The immediate and overwhelming changes in the landscape are dominated by sweeping vistas and scale of agriculture, both enormous and impressive. The road is much better and superhighway is in the works across the way. A man will slide into the seat next to you for a very brief while, but still long enough to smoke 5 cigarettes.

Out the window young women are wearing fake Gucci hot pants and boots, rhinestones sparkling. They walk arm in arm past tractor-engine wooden carts piled high with yellow watermelons. Everything is in Chinese, except irrelevant and strange translations on advertising banners.

The landscape grows more spectacular, lush above the Mekong River. It is dark on arrival to Jinghong, which is first announced by a neon-lit bridge - lights running up and down the towers, a rainbow spectrum on the sides. Unlike the previous week spent in the isolated village of Muang Noi, the lights will not shut off at 9:00 pm with a sputtering of the generator. You are already certain the China will offer itself as the most psychedelic of countries on your trip to Asia.

Off the bus and bags dumped unceremoniously into a white hotel room you are half-starved and looking for the first real meal of the day after 7:30 am sandwiches at the bus station. Turn left on a cutty alleyway and look inside to see a a young girl being instructed in a traditional flute with a gourd as its base.
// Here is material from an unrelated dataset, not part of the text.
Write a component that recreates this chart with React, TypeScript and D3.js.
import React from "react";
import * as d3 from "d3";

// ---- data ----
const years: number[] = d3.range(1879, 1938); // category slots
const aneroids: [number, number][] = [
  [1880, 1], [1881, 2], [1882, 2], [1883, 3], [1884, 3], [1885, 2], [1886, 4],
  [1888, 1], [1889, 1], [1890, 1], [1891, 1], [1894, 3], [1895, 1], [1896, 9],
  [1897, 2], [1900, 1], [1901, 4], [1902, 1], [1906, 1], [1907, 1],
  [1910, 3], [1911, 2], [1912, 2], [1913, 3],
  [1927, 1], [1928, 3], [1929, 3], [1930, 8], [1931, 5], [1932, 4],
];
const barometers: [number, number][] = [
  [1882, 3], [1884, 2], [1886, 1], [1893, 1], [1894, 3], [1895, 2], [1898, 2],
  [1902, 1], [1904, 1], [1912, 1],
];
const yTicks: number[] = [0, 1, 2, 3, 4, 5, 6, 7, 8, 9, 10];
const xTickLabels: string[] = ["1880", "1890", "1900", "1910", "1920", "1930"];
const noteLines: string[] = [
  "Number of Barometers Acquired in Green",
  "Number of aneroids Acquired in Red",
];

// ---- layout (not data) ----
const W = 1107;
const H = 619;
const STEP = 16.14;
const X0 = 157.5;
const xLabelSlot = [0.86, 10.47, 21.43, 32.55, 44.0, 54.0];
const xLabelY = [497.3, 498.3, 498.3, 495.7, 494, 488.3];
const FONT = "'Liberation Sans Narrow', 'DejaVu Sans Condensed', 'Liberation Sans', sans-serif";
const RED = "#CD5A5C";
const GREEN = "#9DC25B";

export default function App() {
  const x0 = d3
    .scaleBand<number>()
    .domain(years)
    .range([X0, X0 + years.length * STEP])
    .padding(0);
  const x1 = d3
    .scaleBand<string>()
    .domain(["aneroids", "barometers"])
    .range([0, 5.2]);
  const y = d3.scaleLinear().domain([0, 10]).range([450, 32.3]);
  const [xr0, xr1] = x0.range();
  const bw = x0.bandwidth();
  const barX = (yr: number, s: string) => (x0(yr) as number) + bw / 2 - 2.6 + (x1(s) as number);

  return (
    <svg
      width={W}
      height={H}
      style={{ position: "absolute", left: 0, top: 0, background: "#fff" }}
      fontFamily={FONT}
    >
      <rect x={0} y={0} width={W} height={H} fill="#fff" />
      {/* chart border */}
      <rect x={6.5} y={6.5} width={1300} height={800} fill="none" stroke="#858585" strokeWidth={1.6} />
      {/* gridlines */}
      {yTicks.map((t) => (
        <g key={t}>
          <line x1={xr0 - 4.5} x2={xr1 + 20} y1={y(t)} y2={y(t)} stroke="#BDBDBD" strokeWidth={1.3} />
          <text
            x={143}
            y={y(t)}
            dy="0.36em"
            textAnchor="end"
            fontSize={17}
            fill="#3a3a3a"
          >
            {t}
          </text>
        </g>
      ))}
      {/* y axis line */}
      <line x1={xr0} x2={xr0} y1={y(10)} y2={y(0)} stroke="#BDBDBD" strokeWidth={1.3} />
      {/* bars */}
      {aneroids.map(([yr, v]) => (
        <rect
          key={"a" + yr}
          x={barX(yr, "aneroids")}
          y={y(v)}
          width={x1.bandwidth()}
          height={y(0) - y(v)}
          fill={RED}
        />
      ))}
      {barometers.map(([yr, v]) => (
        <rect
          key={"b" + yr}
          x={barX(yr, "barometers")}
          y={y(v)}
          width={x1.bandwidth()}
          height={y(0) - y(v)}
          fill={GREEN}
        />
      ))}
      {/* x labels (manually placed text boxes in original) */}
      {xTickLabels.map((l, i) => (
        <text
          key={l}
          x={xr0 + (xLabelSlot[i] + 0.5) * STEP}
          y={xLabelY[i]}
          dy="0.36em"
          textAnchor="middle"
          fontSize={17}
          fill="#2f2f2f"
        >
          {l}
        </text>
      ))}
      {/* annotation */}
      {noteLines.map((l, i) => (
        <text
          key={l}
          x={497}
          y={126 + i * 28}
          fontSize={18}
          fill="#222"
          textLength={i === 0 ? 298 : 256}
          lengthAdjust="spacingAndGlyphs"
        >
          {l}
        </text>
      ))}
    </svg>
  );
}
To the right is a stadium with lights fully blasting and heading back to the main road when 2 loud explosions ring out. You drop and grab your lover as if in reaction to gun shots. It is a moment before realizing it is the beginning of an intense display of fireworks directly overhead. Professional pyrotechnics detonate very close to the surface of the ground and are the most awesome you've ever seen, brilliantly colored in the warm black of the night. "Because China invented that shit," you'll say at the dramatic conclusion.